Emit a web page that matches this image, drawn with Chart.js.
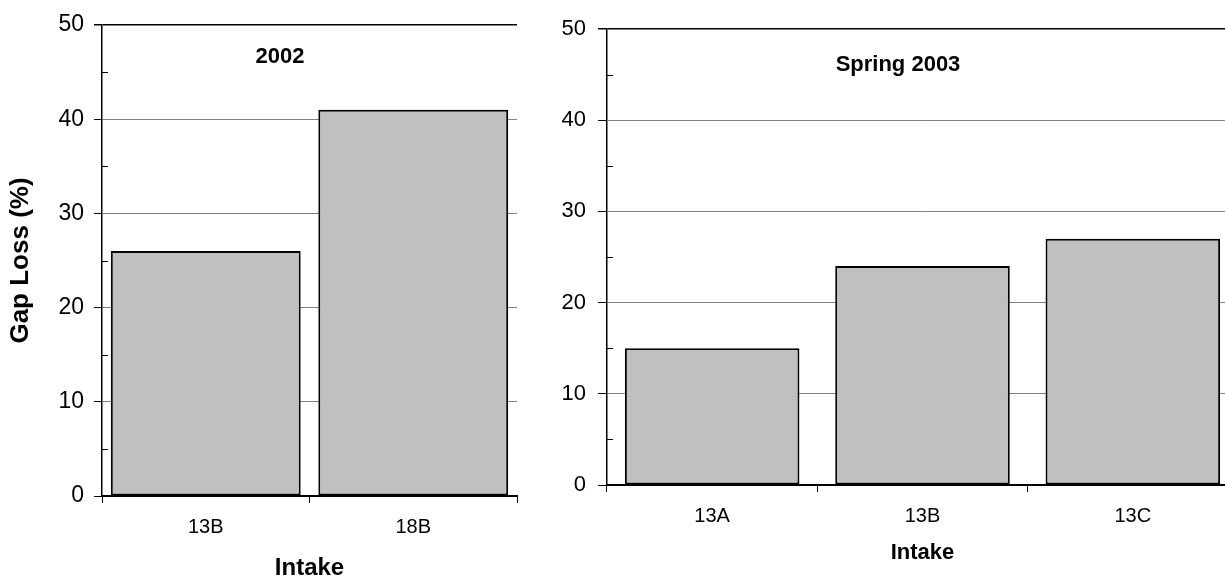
<!DOCTYPE html>
<html>
<head>
<meta charset="utf-8">
<script src="https://cdn.jsdelivr.net/npm/chart.js@4/dist/chart.umd.min.js"></script>
<style>
  body { margin: 0; width: 1225px; height: 578px; overflow: hidden; background: #fff; position: relative; }
  .box { position: absolute; top: 0; height: 578px; }
  .title { position: absolute; font: bold 22px "Liberation Sans", Arial, sans-serif; color: #000; transform: translate(-50%, -50%); white-space: nowrap; }
</style>
</head>
<body>
<div class="box" style="left:0;width:540px"><canvas id="chart2002"></canvas></div>
<div class="box" style="left:540px;width:700px"><canvas id="chart2003"></canvas></div>
<div class="title" style="left:280px;top:56px">2002</div>
<div class="title" style="left:898px;top:64px">Spring 2003</div>
<script>
const intakes2002 = ['13B', '18B'];
const gapLoss2002 = [26, 41];
const intakes2003 = ['13A', '13B', '13C'];
const gapLoss2003 = [15, 24, 27];
const yTicks = [0, 10, 20, 30, 40, 50];

const fontFamily = '"Liberation Sans", Arial, sans-serif';

// little inward ticks at 5, 15, 25...
const minorTicks = {
  id: 'minorTicks',
  afterDraw(chart, args, opts) {
    const y = chart.scales.y, ctx = chart.ctx;
    ctx.save();
    ctx.strokeStyle = '#000';
    ctx.lineWidth = 1;
    y.ticks.forEach(t => {
      if (t.value % 10 !== 0) {
        const py = Math.round(y.getPixelForValue(t.value)) + 0.5;
        ctx.beginPath();
        ctx.moveTo(y.right, py);
        ctx.lineTo(y.right + opts.len, py);
        ctx.stroke();
      }
    });
    ctx.restore();
  }
};

function makeChart(id, labels, values, cfg) {
  const ctx = document.getElementById(id).getContext('2d');
  return new Chart(ctx, {
    type: 'bar',
    data: {
      labels: labels,
      datasets: [{
        data: values,
        backgroundColor: '#c0c0c0',
        borderColor: '#000',
        borderWidth: 2,
        borderSkipped: false,
        barPercentage: cfg.barPct,
        categoryPercentage: 1
      }]
    },
    plugins: [minorTicks],
    options: {
      responsive: true,
      maintainAspectRatio: false,
      animation: false,
      layout: { padding: cfg.padding },
      plugins: {
        legend: { display: false },
        tooltip: { enabled: false },
        minorTicks: { len: 6 }
      },
      scales: {
        x: {
          afterFit: s => { s.height = cfg.xHeight; },
          grid: {
            offset: true,
            color: c => c.index === labels.length ? '#808080' : 'rgba(0,0,0,0)',
            tickColor: '#000',
            tickLength: 7
          },
          border: { color: '#000', width: 2 },
          ticks: { color: '#000', font: { family: fontFamily, size: cfg.xFont }, padding: cfg.xPad },
          title: {
            display: true,
            text: 'Intake',
            color: '#000',
            font: { family: fontFamily, size: cfg.xTitleFont, weight: 'bold', lineHeight: 1 },
            padding: { top: 0, bottom: cfg.xTitlePad }
          }
        },
        y: {
          min: 0,
          max: 50,
          afterFit: s => { s.width = cfg.yWidth; },
          afterBuildTicks: s => {
            const t = [];
            for (let v = 0; v <= 50; v += 5) t.push({ value: v });
            s.ticks = t;
          },
          grid: {
            color: c => {
              const v = c.tick ? c.tick.value : -1;
              if (v === 50) return '#000';
              return yTicks.includes(v) ? '#808080' : 'rgba(0,0,0,0)';
            },
            lineWidth: c => (c.tick && c.tick.value === 50) ? 1.5 : 1,
            tickColor: c => (c.tick && yTicks.includes(c.tick.value)) ? '#000' : 'rgba(0,0,0,0)',
            tickLength: cfg.yTickLen
          },
          border: { color: '#000', width: 1.5 },
          ticks: {
            color: '#000',
            font: { family: fontFamily, size: cfg.yFont },
            padding: cfg.yPad,
            autoSkip: false,
            callback: v => yTicks.includes(v) ? v : ''
          },
          title: {
            display: cfg.yTitle,
            text: 'Gap Loss (%)',
            color: '#000',
            font: { family: fontFamily, size: 26, weight: 'bold', lineHeight: 1 },
            padding: { top: 0, bottom: 0 }
          }
        }
      }
    }
  });
}

makeChart('chart2002', intakes2002, gapLoss2002, {
  padding: { left: 8, top: 25, right: 23, bottom: 0 },
  barPct: 0.915,
  xHeight: 82,
  xFont: 20, xPad: 12,
  xTitleFont: 24, xTitlePad: -2,
  yWidth: 94,
  yFont: 23, yPad: 10, yTickLen: 8,
  yTitle: true
});

makeChart('chart2003', intakes2003, gapLoss2003, {
  padding: { left: 0, top: 29, right: 2, bottom: 0 },
  barPct: 0.83,
  xHeight: 93,
  xFont: 20, xPad: 12,
  xTitleFont: 22, xTitlePad: 14,
  yWidth: 67,
  yFont: 22, yPad: 12, yTickLen: 9,
  yTitle: false
});
</script>
</body>
</html>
━━━━
### TASK TO COMPLETE:
Repeat the data exactly in full, omitting its pictures.

### RESULT FOR THIS TASK:
Emit a web page that matches this image, drawn with Chart.js.
<!DOCTYPE html>
<html>
<head>
<meta charset="utf-8">
<script src="https://cdn.jsdelivr.net/npm/chart.js@4/dist/chart.umd.min.js"></script>
<style>
  body { margin: 0; width: 1225px; height: 578px; overflow: hidden; background: #fff; position: relative; }
  .box { position: absolute; top: 0; height: 578px; }
  .title { position: absolute; font: bold 22px "Liberation Sans", Arial, sans-serif; color: #000; transform: translate(-50%, -50%); white-space: nowrap; }
</style>
</head>
<body>
<div class="box" style="left:0;width:540px"><canvas id="chart2002"></canvas></div>
<div class="box" style="left:540px;width:700px"><canvas id="chart2003"></canvas></div>
<div class="title" style="left:280px;top:56px">2002</div>
<div class="title" style="left:898px;top:64px">Spring 2003</div>
<script>
const intakes2002 = ['13B', '18B'];
const gapLoss2002 = [26, 41];
const intakes2003 = ['13A', '13B', '13C'];
const gapLoss2003 = [15, 24, 27];
const yTicks = [0, 10, 20, 30, 40, 50];

const fontFamily = '"Liberation Sans", Arial, sans-serif';

// little inward ticks at 5, 15, 25...
const minorTicks = {
  id: 'minorTicks',
  afterDraw(chart, args, opts) {
    const y = chart.scales.y, ctx = chart.ctx;
    ctx.save();
    ctx.strokeStyle = '#000';
    ctx.lineWidth = 1;
    y.ticks.forEach(t => {
      if (t.value % 10 !== 0) {
        const py = Math.round(y.getPixelForValue(t.value)) + 0.5;
        ctx.beginPath();
        ctx.moveTo(y.right, py);
        ctx.lineTo(y.right + opts.len, py);
        ctx.stroke();
      }
    });
    ctx.restore();
  }
};

function makeChart(id, labels, values, cfg) {
  const ctx = document.getElementById(id).getContext('2d');
  return new Chart(ctx, {
    type: 'bar',
    data: {
      labels: labels,
      datasets: [{
        data: values,
        backgroundColor: '#c0c0c0',
        borderColor: '#000',
        borderWidth: 2,
        borderSkipped: false,
        barPercentage: cfg.barPct,
        categoryPercentage: 1
      }]
    },
    plugins: [minorTicks],
    options: {
      responsive: true,
      maintainAspectRatio: false,
      animation: false,
      layout: { padding: cfg.padding },
      plugins: {
        legend: { display: false },
        tooltip: { enabled: false },
        minorTicks: { len: 6 }
      },
      scales: {
        x: {
          afterFit: s => { s.height = cfg.xHeight; },
          grid: {
            offset: true,
            color: c => c.index === labels.length ? '#808080' : 'rgba(0,0,0,0)',
            tickColor: '#000',
            tickLength: 7
          },
          border: { color: '#000', width: 2 },
          ticks: { color: '#000', font: { family: fontFamily, size: cfg.xFont }, padding: cfg.xPad },
          title: {
            display: true,
            text: 'Intake',
            color: '#000',
            font: { family: fontFamily, size: cfg.xTitleFont, weight: 'bold', lineHeight: 1 },
            padding: { top: 0, bottom: cfg.xTitlePad }
          }
        },
        y: {
          min: 0,
          max: 50,
          afterFit: s => { s.width = cfg.yWidth; },
          afterBuildTicks: s => {
            const t = [];
            for (let v = 0; v <= 50; v += 5) t.push({ value: v });
            s.ticks = t;
          },
          grid: {
            color: c => {
              const v = c.tick ? c.tick.value : -1;
              if (v === 50) return '#000';
              return yTicks.includes(v) ? '#808080' : 'rgba(0,0,0,0)';
            },
            lineWidth: c => (c.tick && c.tick.value === 50) ? 1.5 : 1,
            tickColor: c => (c.tick && yTicks.includes(c.tick.value)) ? '#000' : 'rgba(0,0,0,0)',
            tickLength: cfg.yTickLen
          },
          border: { color: '#000', width: 1.5 },
          ticks: {
            color: '#000',
            font: { family: fontFamily, size: cfg.yFont },
            padding: cfg.yPad,
            autoSkip: false,
            callback: v => yTicks.includes(v) ? v : ''
          },
          title: {
            display: cfg.yTitle,
            text: 'Gap Loss (%)',
            color: '#000',
            font: { family: fontFamily, size: 26, weight: 'bold', lineHeight: 1 },
            padding: { top: 0, bottom: 0 }
          }
        }
      }
    }
  });
}

makeChart('chart2002', intakes2002, gapLoss2002, {
  padding: { left: 8, top: 25, right: 23, bottom: 0 },
  barPct: 0.915,
  xHeight: 82,
  xFont: 20, xPad: 12,
  xTitleFont: 24, xTitlePad: -2,
  yWidth: 94,
  yFont: 23, yPad: 10, yTickLen: 8,
  yTitle: true
});

makeChart('chart2003', intakes2003, gapLoss2003, {
  padding: { left: 0, top: 29, right: 2, bottom: 0 },
  barPct: 0.83,
  xHeight: 93,
  xFont: 20, xPad: 12,
  xTitleFont: 22, xTitlePad: 14,
  yWidth: 67,
  yFont: 22, yPad: 12, yTickLen: 9,
  yTitle: false
});
</script>
</body>
</html>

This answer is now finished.